■ Problem:
Transcribe each line of the material as it is, and drop any picture.
※ ※ ※
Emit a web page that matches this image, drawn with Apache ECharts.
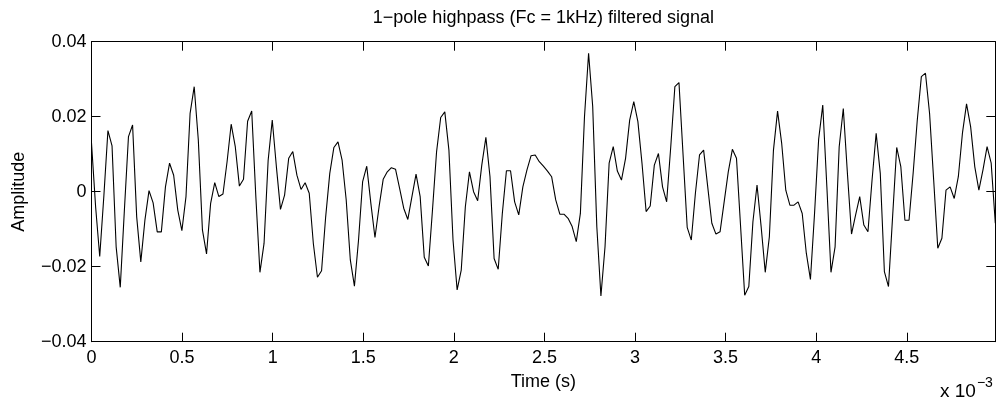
<!DOCTYPE html>
<html>
<head>
<meta charset="utf-8">
<script src="https://cdn.jsdelivr.net/npm/echarts@6/dist/echarts.min.js"></script>
<style>
html,body{margin:0;padding:0;background:#fff;}
#chart{width:997px;height:406px;}
</style>
</head>
<body>
<div id="chart"></div>
<script>
// Sample rate and filtered signal samples
const sampleRate = 44100;
const amplitude = [
 0.013, -0.004, -0.0173, -0.0013, 0.0163, 0.0122, -0.0147, -0.0255, -0.005, 0.0147,
 0.0178, -0.0067, -0.0187, -0.0076, 0.0003, -0.003, -0.0107, -0.0107, 0.0013, 0.0076,
 0.0044, -0.0049, -0.0104, -0.0013, 0.0209, 0.028, 0.0138, -0.0102, -0.0166, -0.0031,
 0.0024, -0.0013, -0.0006, 0.008, 0.018, 0.012, 0.0015, 0.0033, 0.0188, 0.0215,
 -0.0013, -0.0215, -0.0138, 0.0084, 0.0191, 0.0067, -0.0047, -0.0009, 0.0089, 0.0107,
 0.0044, 0.0006, 0.0024, -0.0004, -0.0138, -0.0228, -0.0211, -0.0067, 0.0049, 0.0118,
 0.0133, 0.0084, -0.0022, -0.0182, -0.0252, -0.0129, 0.0027, 0.0068, -0.0031, -0.0122,
 -0.004, 0.0033, 0.0053, 0.0064, 0.006, 0.0009, -0.0044, -0.0074, -0.0013, 0.0047,
 -0.0013, -0.0175, -0.0198, -0.0049, 0.0107, 0.0198, 0.0213, 0.0111, -0.0129, -0.0262,
 -0.0209, -0.004, 0.0053, 0.0, -0.0024, 0.0071, 0.0145, 0.004, -0.0178, -0.0207,
 -0.0058, 0.0056, 0.0056, -0.0027, -0.0062, 0.0013, 0.0058, 0.0096, 0.0098, 0.008,
 0.0068, 0.0055, 0.004, -0.0022, -0.006, -0.006, -0.0071, -0.0093, -0.0133, -0.0058,
 0.02, 0.0369, 0.0227, -0.0093, -0.0278, -0.0147, 0.0076, 0.012, 0.0055, 0.0031,
 0.0089, 0.0191, 0.024, 0.0187, 0.0076, -0.0053, -0.0038, 0.0071, 0.0102, 0.0013,
 -0.0027, 0.012, 0.028, 0.0291, 0.0098, -0.0095, -0.0129, -0.0004, 0.0098, 0.0111,
 0.0013, -0.0084, -0.0113, -0.0107, -0.0027, 0.0053, 0.0113, 0.0089, -0.0093, -0.0276,
 -0.0253, -0.008, 0.0018, -0.0093, -0.0215, -0.012, 0.0111, 0.0215, 0.0129, 0.0004,
 -0.0036, -0.0036, -0.0027, -0.0058, -0.0164, -0.0234, -0.0058, 0.014, 0.0231, 0.0013,
 -0.0215, -0.0147, 0.012, 0.0222, 0.0049, -0.0113, -0.0062, -0.0013, -0.0089, -0.0107,
 0.0031, 0.0156, 0.0049, -0.0213, -0.0253, -0.0067, 0.0118, 0.0067, -0.0076, -0.0076,
 0.0049, 0.019, 0.0307, 0.0316, 0.0209, 0.0031, -0.0151, -0.0124, 0.0004, 0.0013,
 -0.0018, 0.004, 0.0156, 0.0234, 0.0173, 0.0067, 0.0004, 0.0058, 0.012, 0.0076,
 -0.0084
];
const xTickStep = 0.0005;
const yTicks = [-0.04, -0.02, 0, 0.02, 0.04];
const titleText = '1\u2212pole highpass (Fc = 1kHz) filtered signal';
const xName = 'Time (s)';
const yName = 'Amplitude';

(function () {
const points = amplitude.map((v, i) => [i / sampleRate, v]);
const xMax = (amplitude.length - 1) / sampleRate;

const FONT = '"Liberation Sans", Arial, Helvetica, sans-serif';
const FS = 18;
const gL = 91.5, gR = 995.3, gT = 41.7, gB = 341.7;

function fmtX(v) {
  const ms = Math.round(v * 1e4) / 10;
  return String(ms);
}
function fmtY(v) {
  const r = Math.round(v * 100) / 100;
  if (r === 0) return '0';
  return (r < 0 ? '\u2212' : '') + Math.abs(r).toFixed(2);
}

const chart = echarts.init(document.getElementById('chart'), null, {renderer: 'canvas'});
const axisLine = {show: true, onZero: false, lineStyle: {color: '#000', width: 1}};
const tick = {show: true, inside: true, length: 9, lineStyle: {color: '#000', width: 1}};
chart.setOption({
  animation: false,
  backgroundColor: '#fff',
  grid: {left: gL, top: gT, width: gR - gL, height: gB - gT, show: false},
  xAxis: [{
    type: 'value', min: 0, max: xMax, interval: xTickStep, position: 'bottom',
    axisLine: axisLine, axisTick: tick, splitLine: {show: false},
    axisLabel: {formatter: fmtX, color: '#000', fontFamily: FONT, fontSize: FS, margin: 7, showMaxLabel: false},
    name: xName, nameLocation: 'middle', nameGap: 31,
    nameTextStyle: {color: '#000', fontFamily: FONT, fontSize: FS}
  }, {
    type: 'value', min: 0, max: xMax, interval: xTickStep, position: 'top',
    axisLine: axisLine, axisTick: tick, splitLine: {show: false}, axisLabel: {show: false}
  }],
  yAxis: [{
    type: 'value', min: yTicks[0], max: yTicks[yTicks.length - 1], interval: yTicks[1] - yTicks[0], position: 'left',
    axisLine: axisLine, axisTick: tick, splitLine: {show: false},
    axisLabel: {formatter: fmtY, color: '#000', fontFamily: FONT, fontSize: FS, margin: 5},
    name: yName, nameLocation: 'middle', nameGap: 63, nameRotate: 90,
    nameTextStyle: {color: '#000', fontFamily: FONT, fontSize: FS}
  }, {
    type: 'value', min: yTicks[0], max: yTicks[yTicks.length - 1], interval: yTicks[1] - yTicks[0], position: 'right',
    axisLine: axisLine, axisTick: tick, splitLine: {show: false}, axisLabel: {show: false}
  }],
  series: [{
    type: 'line', data: points, xAxisIndex: 0, yAxisIndex: 0,
    showSymbol: false, symbol: 'none',
    lineStyle: {color: '#000', width: 1.1}, clip: true
  }],
  graphic: [{
    type: 'text', x: (gL + gR) / 2, y: 18,
    style: {text: titleText, fill: '#000', font: FS + 'px ' + FONT, align: 'center', verticalAlign: 'middle'}
  }, {
    type: 'text', x: 940, y: 401,
    style: {
      text: '{b|x 10}{s|\u22123}',
      rich: {
        b: {fill: '#000', fontFamily: FONT, fontSize: 19, verticalAlign: 'bottom'},
        s: {fill: '#000', fontFamily: FONT, fontSize: 14, verticalAlign: 'bottom', padding: [0, 0, 11, 1]}
      },
      verticalAlign: 'bottom'
    }
  }]
});
})();
</script>
</body>
</html>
※ ※ ※
■ Output below:
Emit a web page that matches this image, drawn with Apache ECharts.
<!DOCTYPE html>
<html>
<head>
<meta charset="utf-8">
<script src="https://cdn.jsdelivr.net/npm/echarts@6/dist/echarts.min.js"></script>
<style>
html,body{margin:0;padding:0;background:#fff;}
#chart{width:997px;height:406px;}
</style>
</head>
<body>
<div id="chart"></div>
<script>
// Sample rate and filtered signal samples
const sampleRate = 44100;
const amplitude = [
 0.013, -0.004, -0.0173, -0.0013, 0.0163, 0.0122, -0.0147, -0.0255, -0.005, 0.0147,
 0.0178, -0.0067, -0.0187, -0.0076, 0.0003, -0.003, -0.0107, -0.0107, 0.0013, 0.0076,
 0.0044, -0.0049, -0.0104, -0.0013, 0.0209, 0.028, 0.0138, -0.0102, -0.0166, -0.0031,
 0.0024, -0.0013, -0.0006, 0.008, 0.018, 0.012, 0.0015, 0.0033, 0.0188, 0.0215,
 -0.0013, -0.0215, -0.0138, 0.0084, 0.0191, 0.0067, -0.0047, -0.0009, 0.0089, 0.0107,
 0.0044, 0.0006, 0.0024, -0.0004, -0.0138, -0.0228, -0.0211, -0.0067, 0.0049, 0.0118,
 0.0133, 0.0084, -0.0022, -0.0182, -0.0252, -0.0129, 0.0027, 0.0068, -0.0031, -0.0122,
 -0.004, 0.0033, 0.0053, 0.0064, 0.006, 0.0009, -0.0044, -0.0074, -0.0013, 0.0047,
 -0.0013, -0.0175, -0.0198, -0.0049, 0.0107, 0.0198, 0.0213, 0.0111, -0.0129, -0.0262,
 -0.0209, -0.004, 0.0053, 0.0, -0.0024, 0.0071, 0.0145, 0.004, -0.0178, -0.0207,
 -0.0058, 0.0056, 0.0056, -0.0027, -0.0062, 0.0013, 0.0058, 0.0096, 0.0098, 0.008,
 0.0068, 0.0055, 0.004, -0.0022, -0.006, -0.006, -0.0071, -0.0093, -0.0133, -0.0058,
 0.02, 0.0369, 0.0227, -0.0093, -0.0278, -0.0147, 0.0076, 0.012, 0.0055, 0.0031,
 0.0089, 0.0191, 0.024, 0.0187, 0.0076, -0.0053, -0.0038, 0.0071, 0.0102, 0.0013,
 -0.0027, 0.012, 0.028, 0.0291, 0.0098, -0.0095, -0.0129, -0.0004, 0.0098, 0.0111,
 0.0013, -0.0084, -0.0113, -0.0107, -0.0027, 0.0053, 0.0113, 0.0089, -0.0093, -0.0276,
 -0.0253, -0.008, 0.0018, -0.0093, -0.0215, -0.012, 0.0111, 0.0215, 0.0129, 0.0004,
 -0.0036, -0.0036, -0.0027, -0.0058, -0.0164, -0.0234, -0.0058, 0.014, 0.0231, 0.0013,
 -0.0215, -0.0147, 0.012, 0.0222, 0.0049, -0.0113, -0.0062, -0.0013, -0.0089, -0.0107,
 0.0031, 0.0156, 0.0049, -0.0213, -0.0253, -0.0067, 0.0118, 0.0067, -0.0076, -0.0076,
 0.0049, 0.019, 0.0307, 0.0316, 0.0209, 0.0031, -0.0151, -0.0124, 0.0004, 0.0013,
 -0.0018, 0.004, 0.0156, 0.0234, 0.0173, 0.0067, 0.0004, 0.0058, 0.012, 0.0076,
 -0.0084
];
const xTickStep = 0.0005;
const yTicks = [-0.04, -0.02, 0, 0.02, 0.04];
const titleText = '1\u2212pole highpass (Fc = 1kHz) filtered signal';
const xName = 'Time (s)';
const yName = 'Amplitude';

(function () {
const points = amplitude.map((v, i) => [i / sampleRate, v]);
const xMax = (amplitude.length - 1) / sampleRate;

const FONT = '"Liberation Sans", Arial, Helvetica, sans-serif';
const FS = 18;
const gL = 91.5, gR = 995.3, gT = 41.7, gB = 341.7;

function fmtX(v) {
  const ms = Math.round(v * 1e4) / 10;
  return String(ms);
}
function fmtY(v) {
  const r = Math.round(v * 100) / 100;
  if (r === 0) return '0';
  return (r < 0 ? '\u2212' : '') + Math.abs(r).toFixed(2);
}

const chart = echarts.init(document.getElementById('chart'), null, {renderer: 'canvas'});
const axisLine = {show: true, onZero: false, lineStyle: {color: '#000', width: 1}};
const tick = {show: true, inside: true, length: 9, lineStyle: {color: '#000', width: 1}};
chart.setOption({
  animation: false,
  backgroundColor: '#fff',
  grid: {left: gL, top: gT, width: gR - gL, height: gB - gT, show: false},
  xAxis: [{
    type: 'value', min: 0, max: xMax, interval: xTickStep, position: 'bottom',
    axisLine: axisLine, axisTick: tick, splitLine: {show: false},
    axisLabel: {formatter: fmtX, color: '#000', fontFamily: FONT, fontSize: FS, margin: 7, showMaxLabel: false},
    name: xName, nameLocation: 'middle', nameGap: 31,
    nameTextStyle: {color: '#000', fontFamily: FONT, fontSize: FS}
  }, {
    type: 'value', min: 0, max: xMax, interval: xTickStep, position: 'top',
    axisLine: axisLine, axisTick: tick, splitLine: {show: false}, axisLabel: {show: false}
  }],
  yAxis: [{
    type: 'value', min: yTicks[0], max: yTicks[yTicks.length - 1], interval: yTicks[1] - yTicks[0], position: 'left',
    axisLine: axisLine, axisTick: tick, splitLine: {show: false},
    axisLabel: {formatter: fmtY, color: '#000', fontFamily: FONT, fontSize: FS, margin: 5},
    name: yName, nameLocation: 'middle', nameGap: 63, nameRotate: 90,
    nameTextStyle: {color: '#000', fontFamily: FONT, fontSize: FS}
  }, {
    type: 'value', min: yTicks[0], max: yTicks[yTicks.length - 1], interval: yTicks[1] - yTicks[0], position: 'right',
    axisLine: axisLine, axisTick: tick, splitLine: {show: false}, axisLabel: {show: false}
  }],
  series: [{
    type: 'line', data: points, xAxisIndex: 0, yAxisIndex: 0,
    showSymbol: false, symbol: 'none',
    lineStyle: {color: '#000', width: 1.1}, clip: true
  }],
  graphic: [{
    type: 'text', x: (gL + gR) / 2, y: 18,
    style: {text: titleText, fill: '#000', font: FS + 'px ' + FONT, align: 'center', verticalAlign: 'middle'}
  }, {
    type: 'text', x: 940, y: 401,
    style: {
      text: '{b|x 10}{s|\u22123}',
      rich: {
        b: {fill: '#000', fontFamily: FONT, fontSize: 19, verticalAlign: 'bottom'},
        s: {fill: '#000', fontFamily: FONT, fontSize: 14, verticalAlign: 'bottom', padding: [0, 0, 11, 1]}
      },
      verticalAlign: 'bottom'
    }
  }]
});
})();
</script>
</body>
</html>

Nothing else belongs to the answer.